* [What is required]: Without the pictures, extract every line from the start of the material to the line containing "const FONT = 'DejaVu Sans';", both ends included.

* [Records shown]:
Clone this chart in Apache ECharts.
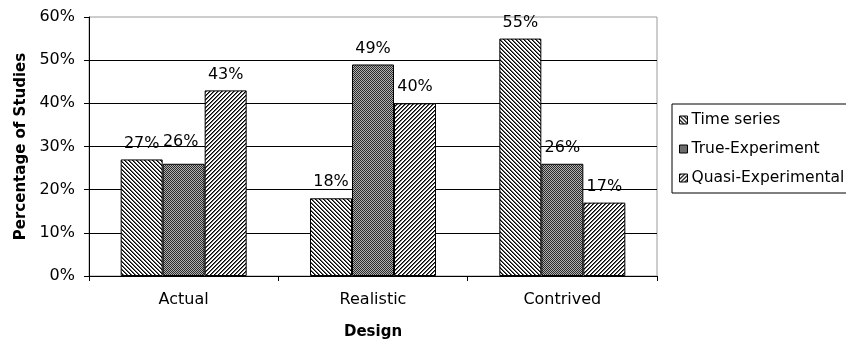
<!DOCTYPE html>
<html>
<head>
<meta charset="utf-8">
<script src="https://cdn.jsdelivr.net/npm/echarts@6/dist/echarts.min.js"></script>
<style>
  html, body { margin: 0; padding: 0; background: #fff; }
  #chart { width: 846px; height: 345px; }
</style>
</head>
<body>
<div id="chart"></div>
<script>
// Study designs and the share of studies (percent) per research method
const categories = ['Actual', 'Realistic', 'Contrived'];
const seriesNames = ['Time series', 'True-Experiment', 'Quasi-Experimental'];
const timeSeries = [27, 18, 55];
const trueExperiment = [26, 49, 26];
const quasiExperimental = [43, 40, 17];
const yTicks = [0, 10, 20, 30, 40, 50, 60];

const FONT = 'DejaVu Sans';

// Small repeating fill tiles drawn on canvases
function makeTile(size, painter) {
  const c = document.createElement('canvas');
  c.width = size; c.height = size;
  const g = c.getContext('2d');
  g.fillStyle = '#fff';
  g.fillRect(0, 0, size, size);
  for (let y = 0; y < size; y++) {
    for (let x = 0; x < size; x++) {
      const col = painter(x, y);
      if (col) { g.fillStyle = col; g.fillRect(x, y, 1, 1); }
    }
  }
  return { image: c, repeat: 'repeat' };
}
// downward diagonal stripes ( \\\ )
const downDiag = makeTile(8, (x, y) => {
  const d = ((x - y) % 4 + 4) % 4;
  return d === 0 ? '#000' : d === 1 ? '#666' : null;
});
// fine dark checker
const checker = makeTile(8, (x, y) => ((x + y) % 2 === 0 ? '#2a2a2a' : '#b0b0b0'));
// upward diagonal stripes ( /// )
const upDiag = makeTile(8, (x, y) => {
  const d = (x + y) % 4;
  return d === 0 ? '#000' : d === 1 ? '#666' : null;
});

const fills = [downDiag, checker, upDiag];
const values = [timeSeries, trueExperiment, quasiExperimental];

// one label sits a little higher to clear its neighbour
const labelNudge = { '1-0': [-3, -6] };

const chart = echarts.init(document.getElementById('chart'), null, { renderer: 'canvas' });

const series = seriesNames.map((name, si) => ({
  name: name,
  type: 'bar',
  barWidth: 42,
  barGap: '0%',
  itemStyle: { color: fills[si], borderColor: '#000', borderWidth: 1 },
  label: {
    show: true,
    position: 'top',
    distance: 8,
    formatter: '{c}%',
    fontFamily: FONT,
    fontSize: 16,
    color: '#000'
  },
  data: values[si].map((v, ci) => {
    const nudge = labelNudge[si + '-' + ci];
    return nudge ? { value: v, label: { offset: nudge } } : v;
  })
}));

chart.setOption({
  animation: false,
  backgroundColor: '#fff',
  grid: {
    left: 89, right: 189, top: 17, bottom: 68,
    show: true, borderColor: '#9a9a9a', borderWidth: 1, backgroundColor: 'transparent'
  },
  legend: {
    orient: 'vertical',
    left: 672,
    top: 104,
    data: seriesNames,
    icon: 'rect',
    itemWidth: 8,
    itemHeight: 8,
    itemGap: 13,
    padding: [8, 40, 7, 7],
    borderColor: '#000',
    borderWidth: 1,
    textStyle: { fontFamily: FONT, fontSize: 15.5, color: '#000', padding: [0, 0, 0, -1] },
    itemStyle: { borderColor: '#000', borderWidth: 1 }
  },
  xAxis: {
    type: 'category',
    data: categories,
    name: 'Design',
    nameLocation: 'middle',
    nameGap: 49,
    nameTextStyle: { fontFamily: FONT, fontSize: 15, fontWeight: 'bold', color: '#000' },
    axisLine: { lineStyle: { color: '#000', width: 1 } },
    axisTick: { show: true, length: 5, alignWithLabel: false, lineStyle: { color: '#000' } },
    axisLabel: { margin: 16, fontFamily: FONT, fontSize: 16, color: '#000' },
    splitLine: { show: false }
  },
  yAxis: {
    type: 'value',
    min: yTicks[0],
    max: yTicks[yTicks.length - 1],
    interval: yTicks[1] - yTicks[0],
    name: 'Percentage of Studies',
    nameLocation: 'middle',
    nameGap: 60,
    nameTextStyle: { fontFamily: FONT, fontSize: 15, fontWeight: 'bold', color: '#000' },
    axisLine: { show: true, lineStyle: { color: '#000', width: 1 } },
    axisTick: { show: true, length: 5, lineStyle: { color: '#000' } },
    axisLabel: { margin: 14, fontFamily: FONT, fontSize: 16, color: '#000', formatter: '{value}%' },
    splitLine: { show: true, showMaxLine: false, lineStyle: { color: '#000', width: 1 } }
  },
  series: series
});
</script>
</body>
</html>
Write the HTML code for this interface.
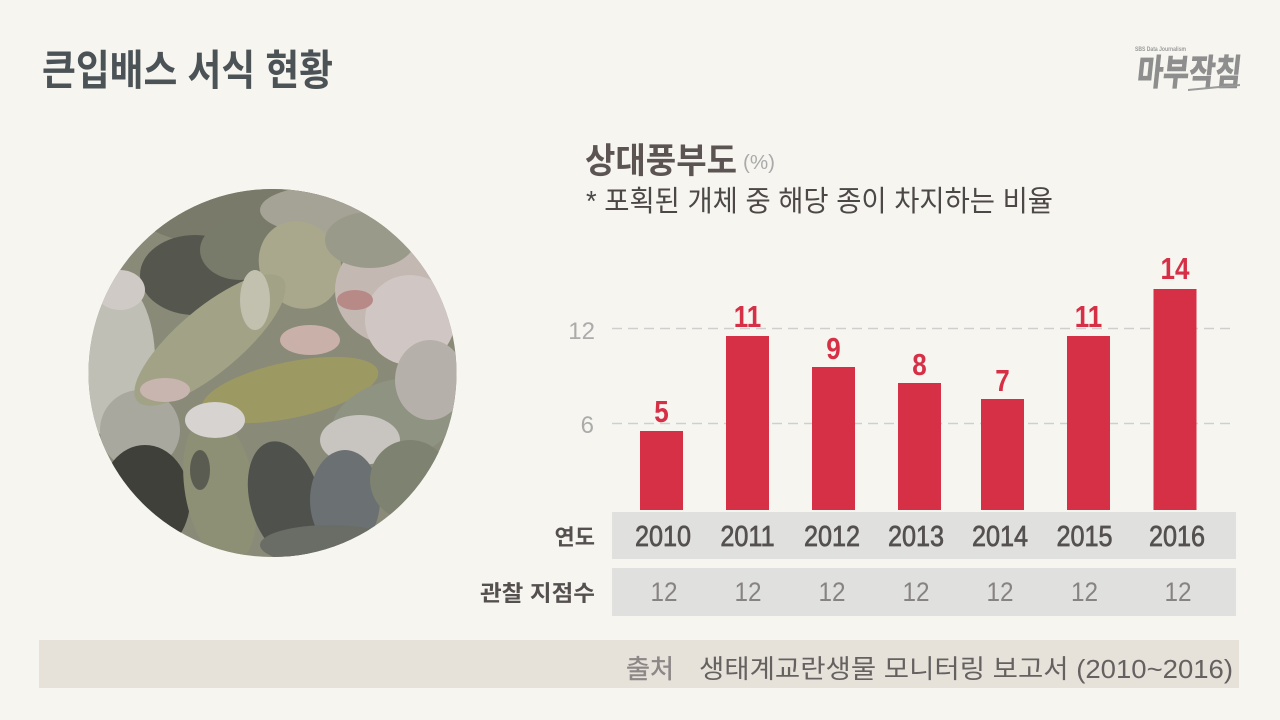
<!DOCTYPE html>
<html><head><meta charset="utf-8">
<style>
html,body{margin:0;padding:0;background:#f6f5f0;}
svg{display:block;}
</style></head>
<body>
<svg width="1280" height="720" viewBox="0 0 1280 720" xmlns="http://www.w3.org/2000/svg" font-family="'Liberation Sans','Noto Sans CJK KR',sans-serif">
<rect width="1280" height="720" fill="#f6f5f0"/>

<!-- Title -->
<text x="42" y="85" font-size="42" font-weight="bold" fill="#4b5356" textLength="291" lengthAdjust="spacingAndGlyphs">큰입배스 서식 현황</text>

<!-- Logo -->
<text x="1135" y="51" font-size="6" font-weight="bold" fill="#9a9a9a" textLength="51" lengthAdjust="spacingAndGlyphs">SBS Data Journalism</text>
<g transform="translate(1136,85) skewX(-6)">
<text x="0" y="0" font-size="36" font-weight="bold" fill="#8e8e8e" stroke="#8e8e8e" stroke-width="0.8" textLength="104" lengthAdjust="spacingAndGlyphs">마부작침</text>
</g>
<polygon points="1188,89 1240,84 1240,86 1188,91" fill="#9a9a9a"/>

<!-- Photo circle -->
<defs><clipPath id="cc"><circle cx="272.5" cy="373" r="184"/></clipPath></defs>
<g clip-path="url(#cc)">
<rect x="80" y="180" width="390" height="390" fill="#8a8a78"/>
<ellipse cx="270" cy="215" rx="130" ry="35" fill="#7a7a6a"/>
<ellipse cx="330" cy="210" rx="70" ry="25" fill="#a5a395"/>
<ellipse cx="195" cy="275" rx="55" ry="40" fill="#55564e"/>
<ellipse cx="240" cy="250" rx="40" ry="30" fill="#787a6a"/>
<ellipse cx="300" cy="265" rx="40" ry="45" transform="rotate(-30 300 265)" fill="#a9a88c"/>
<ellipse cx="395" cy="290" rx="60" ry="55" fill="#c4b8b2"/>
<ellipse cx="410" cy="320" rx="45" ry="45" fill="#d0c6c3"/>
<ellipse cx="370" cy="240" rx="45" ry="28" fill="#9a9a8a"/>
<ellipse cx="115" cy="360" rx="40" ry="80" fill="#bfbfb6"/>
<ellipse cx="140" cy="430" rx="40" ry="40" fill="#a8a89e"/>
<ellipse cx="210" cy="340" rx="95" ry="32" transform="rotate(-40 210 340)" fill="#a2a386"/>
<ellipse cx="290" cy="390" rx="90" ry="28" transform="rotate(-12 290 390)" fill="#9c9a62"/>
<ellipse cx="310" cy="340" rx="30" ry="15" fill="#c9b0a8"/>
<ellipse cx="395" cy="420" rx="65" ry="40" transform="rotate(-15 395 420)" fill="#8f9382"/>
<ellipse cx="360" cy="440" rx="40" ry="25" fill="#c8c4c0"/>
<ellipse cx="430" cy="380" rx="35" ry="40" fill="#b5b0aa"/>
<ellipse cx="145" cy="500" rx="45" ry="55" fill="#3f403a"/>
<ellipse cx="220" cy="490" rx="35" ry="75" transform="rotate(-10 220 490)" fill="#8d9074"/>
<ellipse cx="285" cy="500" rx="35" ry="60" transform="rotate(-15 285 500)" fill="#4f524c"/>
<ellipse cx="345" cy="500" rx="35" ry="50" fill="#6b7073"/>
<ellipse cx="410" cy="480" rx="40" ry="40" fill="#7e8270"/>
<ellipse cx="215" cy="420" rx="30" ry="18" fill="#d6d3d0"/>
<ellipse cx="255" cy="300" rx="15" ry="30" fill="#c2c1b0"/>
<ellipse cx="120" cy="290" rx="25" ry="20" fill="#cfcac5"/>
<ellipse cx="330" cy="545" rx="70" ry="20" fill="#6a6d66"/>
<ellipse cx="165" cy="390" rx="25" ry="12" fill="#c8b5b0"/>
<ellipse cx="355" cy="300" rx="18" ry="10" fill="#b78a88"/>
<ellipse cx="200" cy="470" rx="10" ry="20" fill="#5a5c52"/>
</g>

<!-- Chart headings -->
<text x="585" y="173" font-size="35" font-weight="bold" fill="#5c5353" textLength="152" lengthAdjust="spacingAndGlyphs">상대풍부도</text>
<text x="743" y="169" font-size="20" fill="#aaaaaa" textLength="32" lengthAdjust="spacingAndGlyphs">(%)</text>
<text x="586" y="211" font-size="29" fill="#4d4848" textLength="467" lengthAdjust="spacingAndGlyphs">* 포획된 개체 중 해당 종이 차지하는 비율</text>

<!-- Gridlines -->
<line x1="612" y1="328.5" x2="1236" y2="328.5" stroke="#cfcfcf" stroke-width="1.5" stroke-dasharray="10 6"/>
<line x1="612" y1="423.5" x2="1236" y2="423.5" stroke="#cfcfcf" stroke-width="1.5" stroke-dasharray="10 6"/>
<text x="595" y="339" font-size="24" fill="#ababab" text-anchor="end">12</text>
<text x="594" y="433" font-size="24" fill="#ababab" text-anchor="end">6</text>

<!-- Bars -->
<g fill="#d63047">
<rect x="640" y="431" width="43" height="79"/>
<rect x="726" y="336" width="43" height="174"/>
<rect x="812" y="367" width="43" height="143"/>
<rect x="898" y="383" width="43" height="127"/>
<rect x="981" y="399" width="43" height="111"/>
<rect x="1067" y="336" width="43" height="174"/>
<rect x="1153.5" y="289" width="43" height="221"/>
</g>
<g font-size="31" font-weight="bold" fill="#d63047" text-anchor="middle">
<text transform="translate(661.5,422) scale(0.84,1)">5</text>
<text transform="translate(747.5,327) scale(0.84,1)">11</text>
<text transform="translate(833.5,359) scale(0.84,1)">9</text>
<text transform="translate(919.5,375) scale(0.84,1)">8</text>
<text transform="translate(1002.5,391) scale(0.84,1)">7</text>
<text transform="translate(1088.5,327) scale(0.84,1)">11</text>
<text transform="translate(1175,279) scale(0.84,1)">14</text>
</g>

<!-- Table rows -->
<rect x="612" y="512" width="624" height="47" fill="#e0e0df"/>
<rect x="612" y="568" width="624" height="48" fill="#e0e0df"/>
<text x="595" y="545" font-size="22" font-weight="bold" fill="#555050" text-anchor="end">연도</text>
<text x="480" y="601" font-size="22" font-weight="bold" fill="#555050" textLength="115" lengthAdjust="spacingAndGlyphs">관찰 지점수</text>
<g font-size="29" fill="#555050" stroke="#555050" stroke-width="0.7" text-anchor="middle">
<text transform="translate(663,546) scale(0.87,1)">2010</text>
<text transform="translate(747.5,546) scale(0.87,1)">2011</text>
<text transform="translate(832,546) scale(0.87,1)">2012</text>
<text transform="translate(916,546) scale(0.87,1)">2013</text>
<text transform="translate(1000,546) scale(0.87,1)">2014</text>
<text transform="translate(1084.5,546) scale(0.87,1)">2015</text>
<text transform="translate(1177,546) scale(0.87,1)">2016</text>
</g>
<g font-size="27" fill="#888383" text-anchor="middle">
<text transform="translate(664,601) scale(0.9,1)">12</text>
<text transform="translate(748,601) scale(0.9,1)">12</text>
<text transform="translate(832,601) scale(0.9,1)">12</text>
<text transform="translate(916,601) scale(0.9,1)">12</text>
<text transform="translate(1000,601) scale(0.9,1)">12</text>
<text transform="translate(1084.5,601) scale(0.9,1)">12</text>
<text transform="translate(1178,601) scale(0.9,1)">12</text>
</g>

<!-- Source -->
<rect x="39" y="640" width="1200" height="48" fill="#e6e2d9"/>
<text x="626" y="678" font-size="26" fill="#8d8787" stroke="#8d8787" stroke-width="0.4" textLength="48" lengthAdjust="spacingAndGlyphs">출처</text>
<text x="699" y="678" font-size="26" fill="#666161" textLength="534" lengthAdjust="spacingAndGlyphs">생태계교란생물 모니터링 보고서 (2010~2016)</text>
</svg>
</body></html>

* [Result of the task]:
Clone this chart in Apache ECharts.
<!DOCTYPE html>
<html>
<head>
<meta charset="utf-8">
<script src="https://cdn.jsdelivr.net/npm/echarts@6/dist/echarts.min.js"></script>
<style>
  html, body { margin: 0; padding: 0; background: #fff; }
  #chart { width: 846px; height: 345px; }
</style>
</head>
<body>
<div id="chart"></div>
<script>
// Study designs and the share of studies (percent) per research method
const categories = ['Actual', 'Realistic', 'Contrived'];
const seriesNames = ['Time series', 'True-Experiment', 'Quasi-Experimental'];
const timeSeries = [27, 18, 55];
const trueExperiment = [26, 49, 26];
const quasiExperimental = [43, 40, 17];
const yTicks = [0, 10, 20, 30, 40, 50, 60];

const FONT = 'DejaVu Sans';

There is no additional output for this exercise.